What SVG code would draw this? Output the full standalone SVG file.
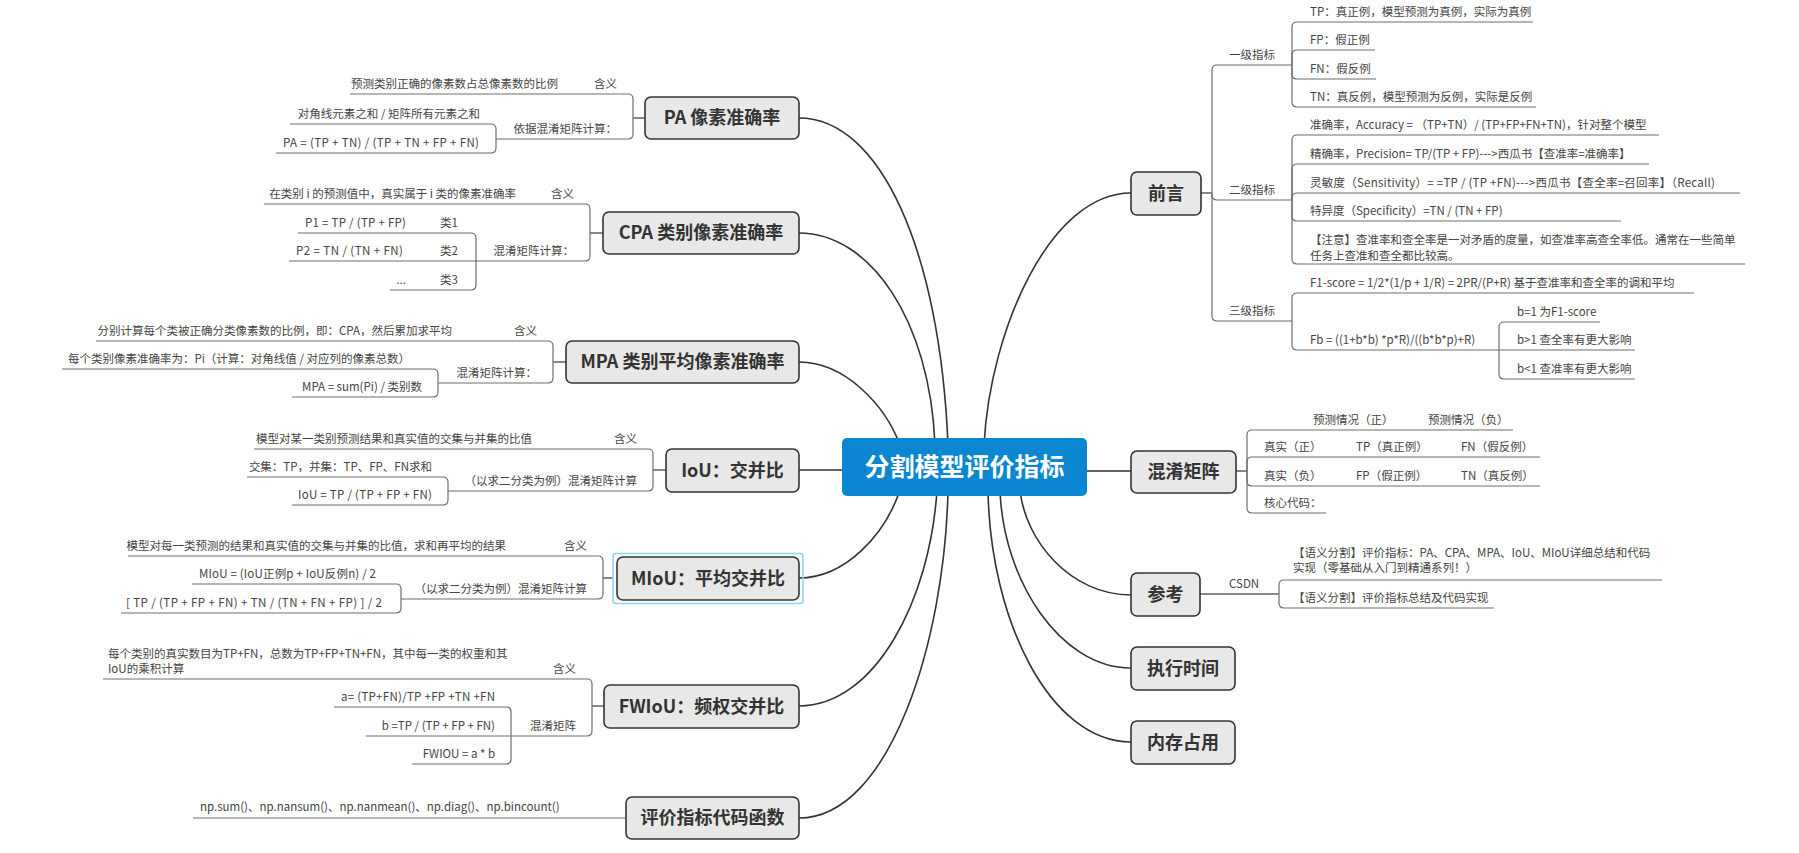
<svg xmlns="http://www.w3.org/2000/svg" width="1799" height="853" viewBox="0 0 1799 853">
<style>
  .bg{fill:#ffffff}
  .node rect{fill:#e8e8e8;stroke:#333;stroke-width:1.6}
  .node rect.hl{fill:none;stroke:#8fd4f4;stroke-width:1.5}
  .node text{font-family:"Noto Sans CJK SC","Liberation Sans",sans-serif;font-weight:bold;font-size:18px;fill:#333;text-anchor:middle}
  .root rect{fill:#0a87d0}
  .root text{font-family:"Noto Sans CJK SC","Liberation Sans",sans-serif;font-weight:bold;font-size:25px;fill:#fff;text-anchor:middle}
  .t{font-family:"Noto Sans CJK SC","Liberation Sans",sans-serif;font-size:11.5px;fill:#444}
  .e{text-anchor:end}
  .curve{fill:none;stroke:#333;stroke-width:1.6}
  .sub{fill:none;stroke:#6e6e6e;stroke-width:1.2}
  .stem{fill:none;stroke:#888;stroke-width:2}
</style>
<rect class="bg" x="0" y="0" width="1799" height="853"/>

<!-- main curved connectors from the central topic -->
<g id="connectors">
  <path class="curve" d="M799,118 C880,118 940,250 948,445"/>
  <path class="curve" d="M799,233 C870,233 930,320 935,445"/>
  <path class="curve" d="M799,362 C845,362 885,405 900,445"/>
  <path class="curve" d="M799,470 H850"/>
  <path class="curve" d="M799,578 C845,578 885,535 900,490"/>
  <path class="curve" d="M799,706 C875,706 930,600 937,490"/>
  <path class="curve" d="M799,818 C890,818 945,640 948,490"/>
  <path class="curve" d="M1131,193 C1050,193 990,330 984,445"/>
  <path class="curve" d="M1131,471 H1080"/>
  <path class="curve" d="M1131,595 C1070,595 1025,540 1020,490"/>
  <path class="curve" d="M1131,668 C1060,668 1003,580 1000,490"/>
  <path class="curve" d="M1131,742 C1050,742 990,620 988,490"/>
</g>

<!-- bracket lines and underlines of the sub-topics -->
<g id="sub-links">
  <!-- 前言 -->
  <path class="stem" d="M1201,193 H1212"/>
  <path class="sub" d="M1212,193 V70 Q1212,65 1217,65 H1292"/>
  <path class="sub" d="M1292,65 V27 Q1292,22 1297,22 H1533"/>
  <path class="sub" d="M1292,65 V55 Q1292,50 1297,50 H1375"/>
  <path class="sub" d="M1292,65 V74 Q1292,79 1297,79 H1376"/>
  <path class="sub" d="M1292,65 V102 Q1292,107 1297,107 H1536"/>
  <path class="sub" d="M1212,193 V195 Q1212,200 1217,200 H1292"/>
  <path class="sub" d="M1292,200 V140 Q1292,135 1297,135 H1659"/>
  <path class="sub" d="M1292,200 V169 Q1292,164 1297,164 H1649"/>
  <path class="sub" d="M1292,200 V198 Q1292,193 1297,193 H1740"/>
  <path class="sub" d="M1292,200 V216 Q1292,221 1297,221 H1621"/>
  <path class="sub" d="M1292,200 V259 Q1292,264 1297,264 H1745"/>
  <path class="sub" d="M1212,193 V316 Q1212,321 1217,321 H1292"/>
  <path class="sub" d="M1292,321 V298 Q1292,293 1297,293 H1694"/>
  <path class="sub" d="M1292,321 V345 Q1292,350 1297,350 H1499"/>
  <path class="sub" d="M1499,350 V327 Q1499,322 1504,322 H1600"/>
  <path class="sub" d="M1499,350 H1635"/>
  <path class="sub" d="M1499,350 V374 Q1499,379 1504,379 H1635"/>
  <!-- 混淆矩阵 -->
  <path class="stem" d="M1236,471 H1247"/>
  <path class="sub" d="M1247,471 V435 Q1247,430 1252,430 H1513"/>
  <path class="sub" d="M1247,471 V462 Q1247,457 1252,457 H1540"/>
  <path class="sub" d="M1247,471 V481 Q1247,486 1252,486 H1540"/>
  <path class="sub" d="M1247,471 V508 Q1247,513 1252,513 H1326"/>
  <!-- 参考 -->
  <path class="stem" d="M1200,594 H1279"/>
  <path class="sub" d="M1279,594 V585 Q1279,580 1284,580 H1662"/>
  <path class="sub" d="M1279,594 V603 Q1279,608 1284,608 H1494"/>
  <!-- PA -->
  <path class="stem" d="M645,118 H633"/>
  <path class="sub" d="M633,118 V99 Q633,94 628,94 H350"/>
  <path class="sub" d="M633,118 V134 Q633,139 628,139 H496"/>
  <path class="sub" d="M496,139 V129 Q496,124 491,124 H290"/>
  <path class="sub" d="M496,139 V148 Q496,153 491,153 H276"/>
  <!-- CPA -->
  <path class="stem" d="M603,233 H590"/>
  <path class="sub" d="M590,233 V209 Q590,204 585,204 H264"/>
  <path class="sub" d="M590,233 V256 Q590,261 585,261 H476"/>
  <path class="sub" d="M476,261 V238 Q476,233 471,233 H298"/>
  <path class="sub" d="M476,261 H289"/>
  <path class="sub" d="M476,261 V285 Q476,290 471,290 H390"/>
  <!-- MPA -->
  <path class="stem" d="M566,362 H553"/>
  <path class="sub" d="M553,362 V346 Q553,341 548,341 H96"/>
  <path class="sub" d="M553,362 V378 Q553,383 548,383 H438"/>
  <path class="sub" d="M438,383 V374 Q438,369 433,369 H62"/>
  <path class="sub" d="M438,383 V392 Q438,397 433,397 H292"/>
  <!-- IoU -->
  <path class="stem" d="M666,470 H653"/>
  <path class="sub" d="M653,470 V454 Q653,449 648,449 H254"/>
  <path class="sub" d="M653,470 V486 Q653,491 648,491 H448"/>
  <path class="sub" d="M448,491 V482 Q448,477 443,477 H247"/>
  <path class="sub" d="M448,491 V500 Q448,505 443,505 H292"/>
  <!-- MIoU -->
  <path class="stem" d="M613,578 H603"/>
  <path class="sub" d="M603,578 V561 Q603,556 598,556 H128"/>
  <path class="sub" d="M603,578 V594 Q603,599 598,599 H401"/>
  <path class="sub" d="M401,599 V589 Q401,584 396,584 H192"/>
  <path class="sub" d="M401,599 V608 Q401,613 396,613 H121"/>
  <!-- FWIoU -->
  <path class="stem" d="M604,706 H592"/>
  <path class="sub" d="M592,706 V684 Q592,679 587,679 H103"/>
  <path class="sub" d="M592,706 V731 Q592,736 587,736 H511"/>
  <path class="sub" d="M511,736 V712 Q511,707 506,707 H334"/>
  <path class="sub" d="M511,736 H366"/>
  <path class="sub" d="M511,736 V759 Q511,764 506,764 H412"/>
  <!-- 评价指标代码函数 -->
  <path class="sub" d="M626,818 H193"/>
</g>

<!-- central topic -->
<g id="root" class="root">
  <rect x="842" y="438" width="245" height="58" rx="5"/>
  <text x="964.5" y="476">分割模型评价指标</text>
</g>

<!-- left branches -->
<g id="node-pa" class="node">
  <rect x="645" y="97" width="154" height="42" rx="6"/>
  <text x="722" y="124">PA  像素准确率</text>
</g>
<g id="pa-items">
  <text class="t e" x="617" y="88">含义</text>
  <text class="t e" x="558" y="88">预测类别正确的像素数占总像素数的比例</text>
  <text class="t e" x="617" y="133">依据混淆矩阵计算：</text>
  <text class="t e" x="480" y="118">对角线元素之和 / 矩阵所有元素之和</text>
  <text class="t e" x="479" y="147" textLength="196" lengthAdjust="spacing">PA = (TP + TN) / (TP + TN + FP + FN)</text>
</g>

<g id="node-cpa" class="node">
  <rect x="603" y="212" width="196" height="42" rx="6"/>
  <text x="701" y="239">CPA 类别像素准确率</text>
</g>
<g id="cpa-items">
  <text class="t e" x="574" y="198">含义</text>
  <text class="t e" x="516" y="198">在类别 i 的预测值中，真实属于 i 类的像素准确率</text>
  <text class="t e" x="574" y="255">混淆矩阵计算：</text>
  <text class="t e" x="458" y="227">类1</text>
  <text class="t e" x="406" y="227" textLength="101" lengthAdjust="spacing">P1 = TP / (TP + FP)</text>
  <text class="t e" x="458" y="255">类2</text>
  <text class="t e" x="403" y="255" textLength="107" lengthAdjust="spacing">P2 = TN / (TN + FN)</text>
  <text class="t e" x="458" y="284">类3</text>
  <text class="t e" x="406" y="284">...</text>
</g>

<g id="node-mpa" class="node">
  <rect x="566" y="341" width="233" height="42" rx="6"/>
  <text x="682.5" y="368">MPA 类别平均像素准确率</text>
</g>
<g id="mpa-items">
  <text class="t e" x="537" y="335">含义</text>
  <text class="t e" x="452" y="335">分别计算每个类被正确分类像素数的比例，即：CPA，然后累加求平均</text>
  <text class="t e" x="537" y="377">混淆矩阵计算：</text>
  <text class="t e" x="410" y="363">每个类别像素准确率为：Pi（计算：对角线值 / 对应列的像素总数）</text>
  <text class="t e" x="422" y="391">MPA = sum(Pi) / 类别数</text>
</g>

<g id="node-iou" class="node">
  <rect x="666" y="449" width="133" height="43" rx="6"/>
  <text x="732.5" y="477">IoU：交并比</text>
</g>
<g id="iou-items">
  <text class="t e" x="637" y="443">含义</text>
  <text class="t e" x="532" y="443">模型对某一类别预测结果和真实值的交集与并集的比值</text>
  <text class="t e" x="637" y="485">（以求二分类为例）混淆矩阵计算</text>
  <text class="t e" x="432" y="471">交集：TP，并集：TP、FP、FN求和</text>
  <text class="t e" x="432" y="499" textLength="134" lengthAdjust="spacing">IoU = TP / (TP + FP + FN)</text>
</g>

<g id="node-miou" class="node">
  <rect class="hl" x="613" y="553.5" width="190" height="50" rx="3"/>
  <rect x="617" y="557" width="182" height="43" rx="6"/>
  <text x="708" y="585">MIoU：平均交并比</text>
</g>
<g id="miou-items">
  <text class="t e" x="587" y="550">含义</text>
  <text class="t e" x="506" y="550">模型对每一类预测的结果和真实值的交集与并集的比值，求和再平均的结果</text>
  <text class="t e" x="587" y="593">（以求二分类为例）混淆矩阵计算</text>
  <text class="t e" x="376" y="578" textLength="177" lengthAdjust="spacing">MIoU = (IoU正例p + IoU反例n) / 2</text>
  <text class="t e" x="382" y="607" textLength="256" lengthAdjust="spacing">[ TP / (TP + FP + FN) + TN / (TN + FN + FP) ] / 2</text>
</g>

<g id="node-fwiou" class="node">
  <rect x="604" y="685" width="195" height="43" rx="6"/>
  <text x="701.5" y="713">FWIoU：频权交并比</text>
</g>
<g id="fwiou-items">
  <text class="t e" x="576" y="673">含义</text>
  <text class="t" x="108" y="658">每个类别的真实数目为TP+FN，总数为TP+FP+TN+FN，其中每一类的权重和其</text>
  <text class="t" x="108" y="673">IoU的乘积计算</text>
  <text class="t e" x="576" y="730">混淆矩阵</text>
  <text class="t e" x="495" y="701" textLength="154" lengthAdjust="spacing">a= (TP+FN)/TP +FP +TN +FN</text>
  <text class="t e" x="495" y="730">b =TP / (TP + FP + FN)</text>
  <text class="t e" x="495" y="758">FWIOU = a * b</text>
</g>

<g id="node-code" class="node">
  <rect x="626" y="797" width="173" height="42" rx="6"/>
  <text x="712.5" y="824">评价指标代码函数</text>
</g>
<g id="code-items">
  <text class="t" x="200" y="811">np.sum()、np.nansum()、np.nanmean()、np.diag()、np.bincount()</text>
</g>

<!-- right branches -->
<g id="node-preface" class="node">
  <rect x="1131" y="172" width="70" height="43" rx="6"/>
  <text x="1166" y="200">前言</text>
</g>
<g id="preface-items">
  <text class="t" x="1229" y="59">一级指标</text>
  <text class="t" x="1310" y="16">TP：真正例，模型预测为真例，实际为真例</text>
  <text class="t" x="1310" y="44">FP：假正例</text>
  <text class="t" x="1310" y="73">FN：假反例</text>
  <text class="t" x="1310" y="101">TN：真反例，模型预测为反例，实际是反例</text>
  <text class="t" x="1229" y="194">二级指标</text>
  <text class="t" x="1310" y="129">准确率，Accuracy = （TP+TN）/ (TP+FP+FN+TN)，针对整个模型</text>
  <text class="t" x="1310" y="158">精确率，Precision= TP/(TP + FP)---&gt;西瓜书【查准率=准确率】</text>
  <text class="t" x="1310" y="187" textLength="405" lengthAdjust="spacing">灵敏度（Sensitivity）= =TP / (TP +FN)---&gt;西瓜书【查全率=召回率】（Recall)</text>
  <text class="t" x="1310" y="215">特异度（Specificity）=TN / (TN + FP)</text>
  <text class="t" x="1310" y="244">【注意】查准率和查全率是一对矛盾的度量，如查准率高查全率低。通常在一些简单</text>
  <text class="t" x="1310" y="260">任务上查准和查全都比较高。</text>
  <text class="t" x="1229" y="315">三级指标</text>
  <text class="t" x="1310" y="287">F1-score = 1/2*(1/p + 1/R) = 2PR/(P+R)  基于查准率和查全率的调和平均</text>
  <text class="t" x="1310" y="344">Fb = ((1+b*b)  *p*R)/((b*b*p)+R)</text>
  <text class="t" x="1517" y="316">b=1 为F1-score</text>
  <text class="t" x="1517" y="344">b&gt;1 查全率有更大影响</text>
  <text class="t" x="1517" y="373">b&lt;1 查准率有更大影响</text>
</g>

<g id="node-matrix" class="node">
  <rect x="1131" y="451" width="105" height="42" rx="6"/>
  <text x="1183.5" y="478">混淆矩阵</text>
</g>
<g id="matrix-items">
  <text class="t" x="1313" y="424">预测情况（正）</text>
  <text class="t" x="1428" y="424">预测情况（负）</text>
  <text class="t" x="1264" y="451">真实（正）</text>
  <text class="t" x="1356" y="451">TP（真正例）</text>
  <text class="t" x="1461" y="451">FN（假反例）</text>
  <text class="t" x="1264" y="480">真实（负）</text>
  <text class="t" x="1356" y="480">FP（假正例）</text>
  <text class="t" x="1461" y="480">TN（真反例）</text>
  <text class="t" x="1264" y="507">核心代码：</text>
</g>

<g id="node-ref" class="node">
  <rect x="1131" y="573" width="69" height="43" rx="6"/>
  <text x="1165.5" y="601">参考</text>
</g>
<g id="ref-items">
  <text class="t" x="1229" y="588">CSDN</text>
  <text class="t" x="1293" y="557">【语义分割】评价指标：PA、CPA、MPA、IoU、MIoU详细总结和代码</text>
  <text class="t" x="1293" y="572">实现（零基础从入门到精通系列！）</text>
  <text class="t" x="1293" y="602">【语义分割】评价指标总结及代码实现</text>
</g>

<g id="node-time" class="node">
  <rect x="1131" y="647" width="104" height="43" rx="6"/>
  <text x="1183" y="675">执行时间</text>
</g>

<g id="node-memory" class="node">
  <rect x="1131" y="721" width="104" height="43" rx="6"/>
  <text x="1183" y="749">内存占用</text>
</g>
</svg>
----------
** Exercise goal **
Pull out all lines from the listing that contain the string "code".

** Expected answer **
What SVG code would draw this? Output the full standalone SVG file.
<g id="node-code" class="node">
<g id="code-items">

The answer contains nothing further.